Dr. Bashkin gave a background of bioluminescence and limitations of existing imaging modalities and then discussed the next generation probes being developed at Zymera. Bioluminescence imaging (BLI) technology improved tools for biological detection and imaging through nanotechnology allowing for noninvasive study of ongoing biological processes. Bioluminescence imaging utilizes native light emission from one of several organisms which bioluminesce. The three main sources are the North American firefly, the sea pansy (and related marine organisms), and certain bacteria. The DNA encoding the luminescent protein is incorporated into the laboratory animal either via a viral vector or by creating a transgenic animal. Many of the existing imaging modalities like MRI, Ultra Sound, and CT Scan used for imaging, show high resolution but low sensitivity. Bioluminescence gives good sensitivity which can be expanded but there are several limitations in the existing bioluminescence imaging technology. Cell transfection is not possible with certain cell types, short luciferase enzymes have half life in serum, emission wavelengths limit in-vivo sensitivity, there is limited color multiplexing, low in-vivo ATP concentrations, and limited spatial resolution.

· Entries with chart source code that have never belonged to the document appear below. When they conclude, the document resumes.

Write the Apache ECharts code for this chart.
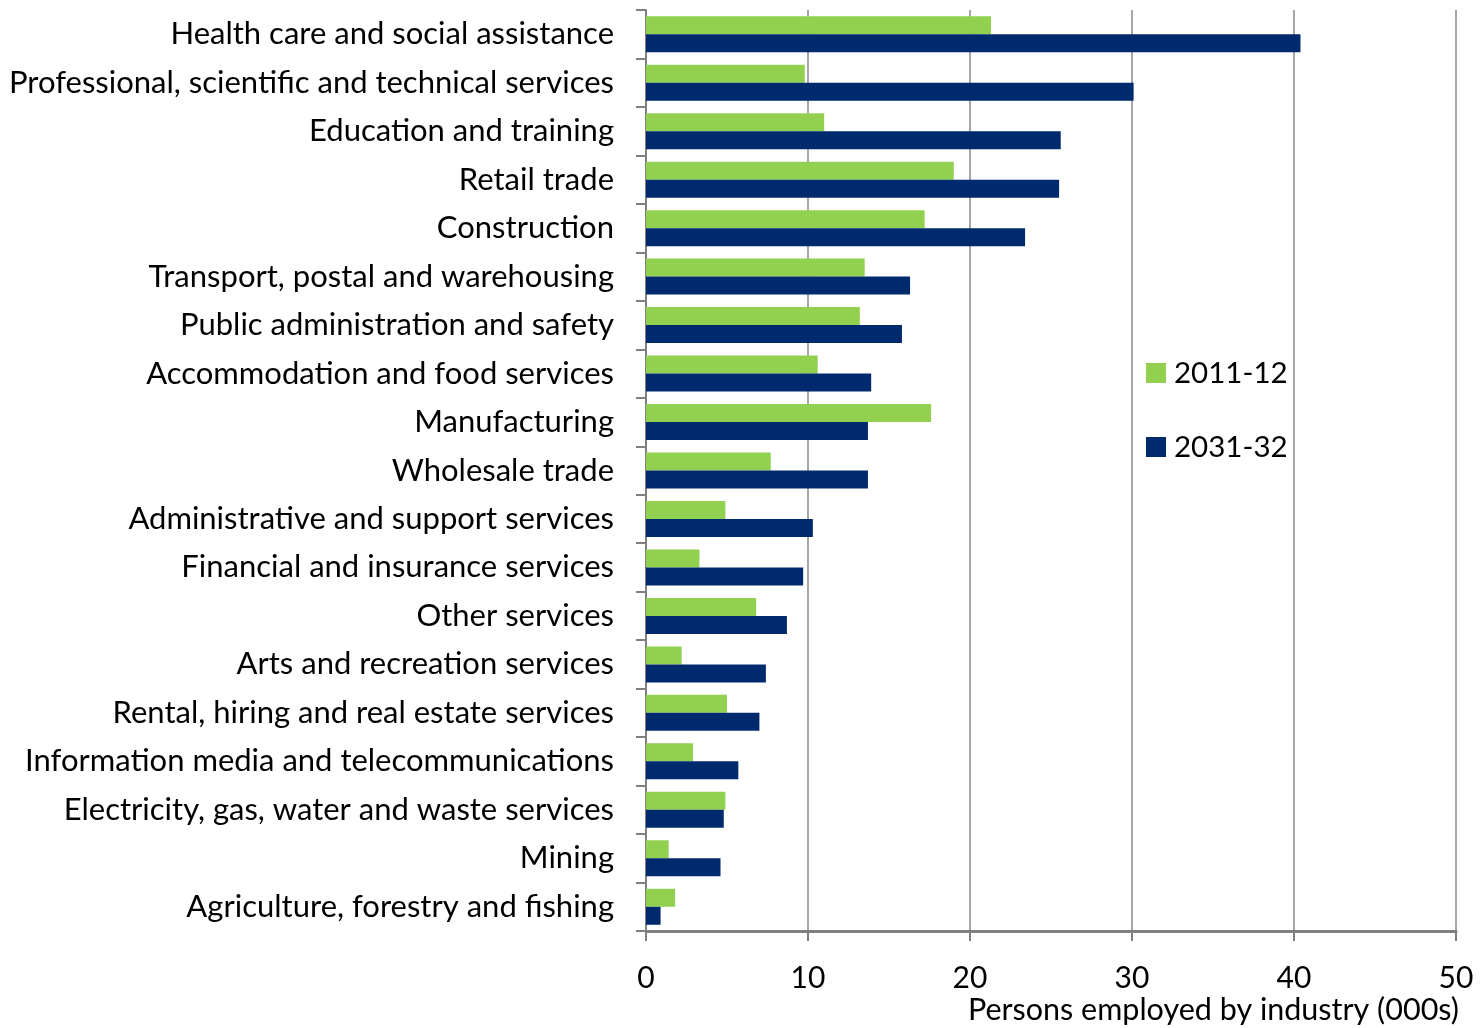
<!DOCTYPE html>
<html>
<head>
<meta charset="utf-8">
<title>Persons employed by industry</title>
<script src="https://cdn.jsdelivr.net/npm/echarts@6/dist/echarts.min.js"></script>
<style>
  html, body { margin: 0; padding: 0; background: #ffffff; }
  #chart { width: 1480px; height: 1028px; }
</style>
</head>
<body>
<div id="chart"></div>
<script>
// Industries, listed top to bottom
const industries = [
  'Health care and social assistance',
  'Professional, scientific and technical services',
  'Education and training',
  'Retail trade',
  'Construction',
  'Transport, postal and warehousing',
  'Public administration and safety',
  'Accommodation and food services',
  'Manufacturing',
  'Wholesale trade',
  'Administrative and support services',
  'Financial and insurance services',
  'Other services',
  'Arts and recreation services',
  'Rental, hiring and real estate services',
  'Information media and telecommunications',
  'Electricity, gas, water and waste services',
  'Mining',
  'Agriculture, forestry and fishing'
];

// Persons employed (000s)
const employed2011 = [21.3, 9.8, 11.0, 19.0, 17.2, 13.5, 13.2, 10.6, 17.6, 7.7, 4.9, 3.3, 6.8, 2.2, 5.0, 2.9, 4.9, 1.4, 1.8];
const employed2031 = [40.4, 30.1, 25.6, 25.5, 23.4, 16.3, 15.8, 13.9, 13.7, 13.7, 10.3, 9.7, 8.7, 7.4, 7.0, 5.7, 4.8, 4.6, 0.9];

const seriesNames = ['2011-12', '2031-32'];
const axisTitle = 'Persons employed by industry (000s)';

const FONT = 'Lato, "Open Sans", sans-serif';
const GREEN = '#92D050';
const NAVY = '#002A6E';

const chart = echarts.init(document.getElementById('chart'), null, { renderer: 'canvas' });

chart.setOption({
  animation: false,
  backgroundColor: '#ffffff',
  textStyle: { fontFamily: FONT, color: '#000' },
  title: {
    text: axisTitle,
    right: 21,
    top: 995,
    padding: 0,
    textStyle: { fontFamily: FONT, fontSize: 30.5, fontWeight: 'normal', color: '#000' }
  },
  legend: {
    orient: 'vertical',
    left: 1146,
    top: 358,
    padding: 0,
    itemWidth: 20,
    itemHeight: 20,
    itemGap: 44,
    icon: 'rect',
    data: seriesNames,
    textStyle: { fontFamily: FONT, fontSize: 29.5, lineHeight: 30, color: '#000', padding: [0, 0, 0, 3] }
  },
  grid: { left: 646, right: 24, top: 10, bottom: 97, containLabel: false },
  xAxis: {
    type: 'value',
    min: 0,
    max: 50,
    interval: 10,
    axisLine: { show: true, lineStyle: { color: '#808080', width: 3 } },
    axisTick: { show: true, length: 10, lineStyle: { color: '#808080', width: 2 } },
    splitLine: { show: true, lineStyle: { color: '#a6a6a6', width: 2 } },
    axisLabel: { fontFamily: FONT, fontSize: 30, color: '#000', margin: 32 }
  },
  yAxis: {
    type: 'category',
    inverse: true,
    data: industries,
    axisLine: { show: true, lineStyle: { color: '#808080', width: 2 } },
    axisTick: { show: true, length: 10, lineStyle: { color: '#808080', width: 2 } },
    axisLabel: { fontFamily: FONT, fontSize: 31, color: '#000', margin: 32, padding: [3, 0, 0, 0] }
  },
  series: [
    {
      name: seriesNames[0],
      type: 'bar',
      data: employed2011,
      barWidth: 18,
      barGap: '0%',
      itemStyle: { color: GREEN }
    },
    {
      name: seriesNames[1],
      type: 'bar',
      data: employed2031,
      barWidth: 18,
      barGap: '0%',
      itemStyle: { color: NAVY }
    }
  ]
});
</script>
</body>
</html>
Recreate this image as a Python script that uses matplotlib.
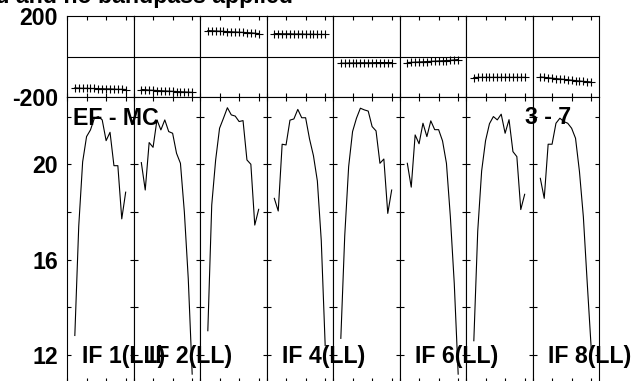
from matplotlib import pyplot as plt
import numpy as np

plt.rcParams['font.family'] = ['Liberation Sans', 'DejaVu Sans']
plt.rcParams['font.weight'] = 'bold'

# channels in every IF
chans = np.arange(2, 16)

# phase (degrees) per IF
phase = [
    [-155, -156, -157, -157, -158, -158, -159, -159, -160, -160, -161, -162, -162, -163],
    [-163, -164, -166, -167, -168, -169, -170, -171, -172, -173, -174, -175, -176, -177],
    [128, 127, 126, 125, 124, 123, 122, 121, 120, 119, 118, 117, 115, 113],
    [113, 113, 112, 112, 112, 111, 111, 111, 110, 110, 110, 109, 109, 109],
    [-33, -33, -32, -32, -32, -31, -31, -31, -31, -30, -30, -30, -30, -30],
    [-30, -29, -28, -27, -26, -25, -24, -23, -22, -21, -20, -19, -17, -15],
    [-104, -103, -103, -103, -103, -103, -103, -103, -103, -103, -103, -103, -103, -103],
    [-101, -103, -105, -107, -109, -111, -113, -115, -117, -119, -121, -123, -124, -126],
]

# amplitude per IF
amp = [
    [12.82, 17.4, 20.1, 21.16, 21.44, 21.93, 22.0, 21.86, 20.99, 21.34, 19.94, 19.94, 17.71, 18.83],
    [20.07, 18.92, 20.91, 20.71, 21.86, 21.44, 21.86, 21.37, 21.3, 20.46, 20.04, 18.0, 15.2, 11.2],
    [13.02, 18.29, 20.18, 21.51, 21.93, 22.37, 22.07, 22.02, 21.79, 21.83, 20.18, 20.0, 17.45, 18.11],
    [18.57, 18.04, 20.84, 20.81, 21.85, 21.9, 22.3, 21.95, 21.95, 21.06, 20.36, 19.3, 16.8, 12.4],
    [12.7, 17.0, 19.9, 21.37, 21.93, 22.35, 22.28, 22.23, 21.58, 21.4, 20.04, 20.22, 17.94, 18.92],
    [20.04, 19.04, 21.23, 20.86, 21.72, 21.16, 21.82, 21.45, 21.45, 20.98, 20.04, 17.8, 15.0, 11.2],
    [12.6, 17.2, 19.72, 20.99, 21.7, 22.0, 21.86, 22.1, 21.3, 21.87, 20.53, 20.32, 18.1, 18.74],
    [19.41, 18.57, 20.84, 20.84, 21.72, 21.93, 21.79, 21.72, 21.51, 21.09, 19.7, 17.8, 15.0, 12.3],
]

if_labels = ['IF 1(LL)', 'IF 2(LL)', '', 'IF 4(LL)', '', 'IF 6(LL)', '', 'IF 8(LL)']
amp_ticks = [12, 14, 16, 18, 20, 22]
amp_ticklabels = ['12', '', '16', '', '20', '']

W, H = 636, 381
fs = 16.7

def box(x0, y0, x1, y1):
    return [x0 / W, 1 - y1 / H, (x1 - x0) / W, (y1 - y0) / H]

fig = plt.figure(figsize=(W / 100, H / 100), dpi=100)

x_left, pw = 67, 66.5
for i in range(8):
    xa = x_left + i * pw
    axp = fig.add_axes(box(xa, 16, xa + pw, 97))
    axa = fig.add_axes(box(xa, 97, xa + pw, 382))

    axp.plot(chans, phase[i], color='black', linewidth=0.8,
             marker='+', markersize=6, markeredgewidth=0.8)
    axp.axhline(0, color='black', linewidth=0.8)
    axp.set_ylim(-200, 200)

    axa.plot(chans, amp[i], color='black', linewidth=0.8)
    axa.set_ylim(10.87, 22.82)

    for ax in (axp, axa):
        ax.set_xlim(0, 17)
        ax.set_xticks([0, 5, 10, 15])
        ax.set_xticklabels([])
        for s in ax.spines.values():
            s.set_linewidth(0.8)
        ax.tick_params(direction='in', length=3, width=0.8,
                       top=True, bottom=True, left=True, right=True,
                       labelbottom=False, labelsize=fs, pad=6.5)

    axp.set_yticks([-200, 200])
    axp.tick_params(axis='y', length=0)
    axa.set_yticks(amp_ticks)
    if i == 0:
        axp.set_yticklabels(['-200', '200'], fontweight='bold')
        axa.set_yticklabels(amp_ticklabels, fontweight='bold')
    else:
        axp.set_yticklabels([])
        axa.set_yticklabels([])

    # IF name, drawn on the figure so the next panel does not hide it
    if if_labels[i]:
        fig.text((xa + 15.5) / W, 1 - 363 / H, if_labels[i],
                 fontsize=fs, fontweight='bold', ha='left', va='baseline',
                 zorder=5)

fig.text(73 / W, 1 - 125 / H, 'EF - MC', fontsize=fs, fontweight='bold',
         ha='left', va='baseline', zorder=5)
fig.text(571 / W, 1 - 124 / H, '3 - 7', fontsize=fs, fontweight='bold',
         ha='right', va='baseline', zorder=5)
fig.text(293 / W, 1 - 2.5 / H, 'Calibration applied and no bandpass applied',
         fontsize=fs, fontweight='bold', ha='right', va='baseline')

fig.savefig('out.png', dpi=100)
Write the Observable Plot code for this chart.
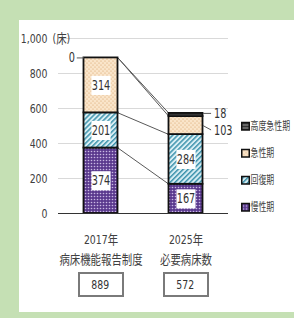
<!DOCTYPE html>
<html><head><meta charset="utf-8">
<script src="https://cdn.jsdelivr.net/npm/d3@7"></script>
<script src="https://cdn.jsdelivr.net/npm/@observablehq/plot@0.6"></script>
<style>
body{margin:0;width:294px;height:318px;background:#c5e0b4;position:relative;overflow:hidden;font-family:"DejaVu Sans Condensed","Noto Sans CJK JP",sans-serif;color:#404040}
#panel{position:absolute;left:19px;top:20px;width:275px;height:292px;background:#fff}
#chart{position:absolute;left:0;top:0}
.total{position:absolute;top:272px;width:42px;height:21px;border:2px solid #7a7a7a;box-sizing:content-box;text-align:center;line-height:21px;font-size:13px;color:#333;background:#fff}
.total span{display:inline-block;transform:scaleX(0.8);transform-origin:center}
#legend{position:absolute;left:239px;top:113px}
#legend svg{display:block}
</style></head>
<body>
<svg width="0" height="0" style="position:absolute"><defs>
<pattern id="pChronic" width="3" height="3" patternUnits="userSpaceOnUse"><rect width="3" height="3" fill="#5b3a8e"/><circle cx="1.5" cy="1.5" r="0.8" fill="#c9b8e3"/></pattern>
<pattern id="pRecovery" width="3.5" height="3.5" patternUnits="userSpaceOnUse" patternTransform="rotate(45)"><rect width="3.5" height="3.5" fill="#d8eef4"/><rect width="1.5" height="3.5" fill="#3f94ad"/></pattern>
<pattern id="pAcute" width="4" height="4" patternUnits="userSpaceOnUse"><rect width="4" height="4" fill="#fae5ca"/><circle cx="1" cy="1" r="0.6" fill="#d6a067"/><circle cx="3" cy="3" r="0.6" fill="#d6a067"/></pattern>
<pattern id="pHigh" width="3" height="3" patternUnits="userSpaceOnUse"><rect width="3" height="3" fill="#333"/><rect y="1" width="3" height="1" fill="#999"/></pattern>
</defs></svg>
<div id="panel"></div>
<div id="chart"></div>
<div id="legend"></div>
<script>
// ---- data ----
const years = ["2017年", "2025年"];
const sources = ["病床機能報告制度", "必要病床数"];
const seriesNames = ["慢性期", "回復期", "急性期", "高度急性期"]; // bottom -> top
const values2017 = [374, 201, 314, 0];
const values2025 = [167, 284, 103, 18];
const yTicks = [0, 200, 400, 600, 800, 1000];
const yUnit = "(床)";

// ---- styles ----
const fills = {"慢性期": "url(#pChronic)", "回復期": "url(#pRecovery)", "急性期": "url(#pAcute)", "高度急性期": "url(#pHigh)"};
const hw = 0.2; // half bar width in category units
const squeeze = 0.8;

const allValues = [values2017, values2025];
const rows = [];
const tops = [[], []];
allValues.forEach((vals, i) => {
  let c = 0;
  vals.forEach((v, j) => {
    rows.push({i, series: seriesNames[j], value: v, y1: c, y2: c + v, mid: c + v / 2});
    c += v;
    tops[i].push(c);
  });
});
const totals = allValues.map(v => d3.sum(v));
const links = seriesNames.map((s, j) => ({y1: tops[0][j], y2: tops[1][j]}));
const inside = rows.filter(d => d.value >= 150);
const zeroLabel = rows.filter(d => d.i === 0 && d.value < 150);
const smallTop = rows.filter(d => d.i === 1 && d.series === "高度急性期");
const smallMid = rows.filter(d => d.i === 1 && d.series === "急性期");

const plot = Plot.plot({
  width: 294, height: 318,
  marginTop: 38, marginBottom: 105, marginLeft: 58, marginRight: 66,
  style: {fontFamily: '"DejaVu Sans Condensed","Noto Sans CJK JP",sans-serif', fontSize: "13px", color: "#404040", background: "transparent", overflow: "visible"},
  x: {type: "linear", domain: [-0.5, 1.5], label: null},
  y: {domain: [0, 1000], label: null},
  marks: [
    Plot.gridY(yTicks, {stroke: "#d9d9d9", strokeOpacity: 1}),
    Plot.axisY(yTicks, {tickSize: 0, tickPadding: 11, tickFormat: d3.format(","), fontSize: 13, label: null}),
    Plot.text([yUnit], {frameAnchor: "top-left", dx: -6, textAnchor: "start", lineAnchor: "middle", fontSize: 13}),
    Plot.axisX([0, 1], {tickSize: 0, tickPadding: 17, tickFormat: i => years[i] + "\n" + sources[i], lineHeight: 1.5, fontSize: 13, label: null}),
    Plot.link(links, {x1: () => 0 + hw, x2: () => 1 - hw, y1: "y1", y2: "y2", stroke: "#595959", strokeWidth: 1}),
    ...seriesNames.map(s => Plot.rect(rows.filter(r => r.series === s), {
      x1: d => d.i - hw, x2: d => d.i + hw, y1: "y1", y2: "y2",
      fill: fills[s], stroke: "#111", strokeWidth: 1.8
    })),
    Plot.ruleY([0], {stroke: "#333", strokeWidth: 1.2}),
    Plot.dot(inside, {x: "i", y: "mid", symbol: "square", r: 10.8, fill: "white"}),
    Plot.text(inside, {x: "i", y: "mid", text: "value", fontSize: 13.5, fill: "#333"}),
    // outside labels with leaders
    Plot.link(zeroLabel, {x1: d => d.i - hw, x2: d => d.i - hw - 0.085, y1: "y2", y2: "y2", stroke: "#595959"}),
    Plot.text(zeroLabel, {x: d => d.i - hw, y: "y2", text: "value", dx: -9, textAnchor: "end", fontSize: 13.5, fill: "#333"}),
    Plot.link(smallTop, {x1: d => d.i + hw, x2: d => d.i + hw + 0.095, y1: "y2", y2: "y2", stroke: "#595959"}),
    Plot.text(smallTop, {x: d => d.i + hw, y: "y2", text: "value", dx: 11, textAnchor: "start", fontSize: 13.5, fill: "#333"}),
    Plot.link(smallMid, {x1: d => d.i + hw, x2: d => d.i + hw + 0.095, y1: "mid", y2: d => d.mid - 25, stroke: "#595959"}),
    Plot.text(smallMid, {x: d => d.i + hw, y: "mid", text: "value", dx: 11, dy: 5, textAnchor: "start", fontSize: 13.5, fill: "#333"})
  ]
});
document.getElementById("chart").appendChild(plot);

function condense(root, f) {
  root.querySelectorAll("text").forEach(t => {
    const spans = t.querySelectorAll("tspan");
    const els = spans.length ? Array.from(spans) : [t];
    els.forEach(e => {
      const L = e.getComputedTextLength();
      if (L > 0) { e.setAttribute("textLength", L * f); e.setAttribute("lengthAdjust", "spacingAndGlyphs"); }
    });
  });
}
condense(plot, squeeze);

// totals boxes
const xs = plot.scale("x");
totals.forEach((t, i) => {
  const b = document.createElement("div");
  b.className = "total";
  b.innerHTML = `<span>${t}</span>`;
  b.style.left = (xs.apply(i) - 23) + "px";
  document.body.appendChild(b);
});

// legend (top to bottom); text narrowed with a geometric scale
const legendItems = seriesNames.slice().reverse();
const legendSqueeze = 0.72;
const lsvg = d3.select("#legend").append("svg").attr("width", 55).attr("height", 108)
  .style("font-family", '"DejaVu Sans Condensed","Noto Sans CJK JP",sans-serif').style("font-size", "11px");
const item = lsvg.selectAll("g").data(legendItems).join("g").attr("transform", (d, k) => `translate(0,${13.5 + k * 27})`);
item.append("rect").attr("x", 2.75).attr("y", -4).attr("width", 7.5).attr("height", 7.5)
  .attr("fill", d => fills[d]).attr("stroke", "#111").attr("stroke-width", 1.5);
item.append("g").attr("transform", `translate(11.5,0) scale(${legendSqueeze},1)`)
  .append("text").attr("dy", "0.35em").attr("fill", "#404040").text(d => d);
</script>
</body></html>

Zymera technology overcomes most of these limitations, with injectible probes, mutated luciferase, energy transfer, quantum dots, and renilla luciferase, said Bashkin, and further expanded on each of these.  Attributes of the improved luciferase are that they are smaller and lighter with long serum half life.  Luc8 (renilla luciferase) is a form of luciferase that exhibits improved light output and serum stability over traditional versions of the enzyme.  Dr. Gambhir at Stanford has come up with 8 mutations that increase serum sensitivity 200 times and there is 4 fold increase in light output, as shown by Luc 8 data.  Zymera’s Bioluminescent Resonance Energy Transfer (BRET) probes, developed by Dr. Rao at Stanford, combine this recombinant form of renilla luciferase (Luc8) with quantum dots, enabling non radiative energy transfer from Donor to Acceptor.  The BRET Qdot probes can be targeted; conjugated with biomolecular recognition molecules (antibodies and peptides), or activity-based.  Quantum Dots from Life Technologies are made of semiconductor material with a polymer coating.  The BRET-Qdot probes allow tumor xenograft to be made from just 100 cells rather than 20,000 and enable the visualization of early stage metastasis in-vivo.  Zymera probes are active in serum and blood, can be multiplexed for in vivo imaging, and are designed as proximity and activity based biosensors. They do not require external illumination source, thus eliminating tissue autofluorescence and facilitate deep tissue imaging.  Currently in technology pipeline, there is non toxic version of Qdot, for use in humans, for diagnostic purposes.  Zymera is establishing collaborations with pharmaceutical and biotechnology companies for BRET-Qdot probe development and applications, and has active collaborations with OncoHealth, Genentech, and Amgen, said Bashkin.